これがコトリバコの作成された背景でした。

スポンサーリンク

考察

武器としての価値

この呪われた箱を以上の作成背景から考えるに、逃れてきた男の言葉通り「武器」としての側面が強かったのではと思います。(少なくともMの納屋から出てきた箱については)

なぜなら単純に恨みの感情だけならば、上記の庄屋にだけ送って手打ちにしたことの説明がつかないからです。

もちろん作成に必要な子供の数が地域に足りないなどの原因があったかもしれません。
ですが他の呪い候補者達にはそれを知る由もありませんし、報復を今まで自分たちを苦しめてきた全員を対象にする方が自然なように感じます。
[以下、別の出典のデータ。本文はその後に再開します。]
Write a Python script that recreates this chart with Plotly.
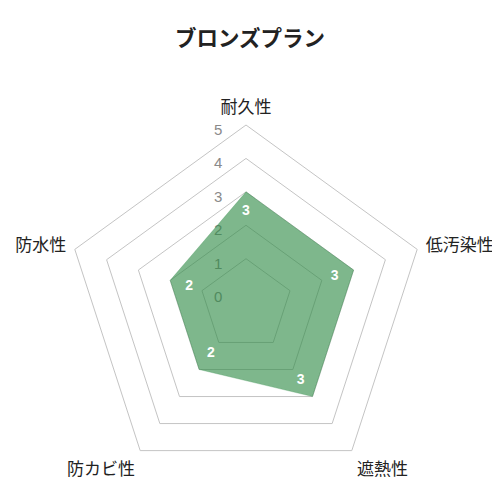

しかしながらそういったやり方をあえて避けてこのような展開に落とし込んだ事には、かなり計算が入っているように感じられました
恨みを晴らすという一瞬の爽快感よりも、「今後差別を受けることなく普通に暮らしたい」という利益を優先する姿勢が伺えたのです。

いくら強力な呪いだとしても他勢に無勢。報復が続いたら最終的に負けてしまう。だとしたらこの手持ちのカードをどう使うのが一番賢いのか、、
そんな計算が私には感じられました。

現代でいうと孤立した国の「核ミサイル」のような物でしょうか。自国の要求を国際社会に働きかける為にミサイルをチラつかせる・・。

だとしたら「武器」という表現はピッタリだと感じます。

コトリバコの本当の恐ろしさ

子取り箱の「取り」は十中八九、命を取る(奪う)ことの表現でしょう。

そして子どもを産める女性と子どもにその威力を発揮するのはやはり家を潰すという目的があっての事なのだと考えられます。
家を継ぐ跡取りがいなければ家系は途絶えてしまいますからね。
根絶やし一歩手前です。

今でこそ家系の存亡を気にすることはあまり無くなってきたように感じます。生涯を未婚で過ごしたり、選択的に子供を持たないという方も増えてきました。
田舎の旧家なんか行くと分かりませんが、少なくとも東京で生まれ育った私の環境ではそういう雰囲気が流れています。

ですが昔は物凄く「血の流れが途絶える」(=家が潰れる)ことが恐れられていたといいます。
根絶やしという表現はそういった恐れを的確に突いたものなのでしょう。

跡取りが産まれず、ご先祖様から代々受け継いできた家や土地を失う、、
名家なんて呼ばれる家ほど、これが怖かったのではないでしょうか。

恨む本人に直接降りかかるわけではなく、その家の跡取り、ひいては血筋全体に威力を発揮する。
そういう意味でこの呪いは陰湿で「エグい」と感じました。

まとめ

今回のコトリバコはいかがでしたでしょうか。

オカうさ
オカうさ

「頭を洗っている時に振り返ってしまう」ような迫る恐怖はなかったけど、イヤーな後味が残っちゃった。

これと全く同じようなモノがこの世に実在するのかはわかりませんが、もしかしたら似たような効果を持つモノが何処かに存在するのかもしれません。
だとしたらそれはどんな目的で作られたものなのか?
いずれにせよ救いのないストーリーが裏にはあるのだろうと思います。

どこかのユーチューバーが「作ってみた」動画を出せないくらいハードルの高い作り方だったことだけが、唯一の救いでしょうか。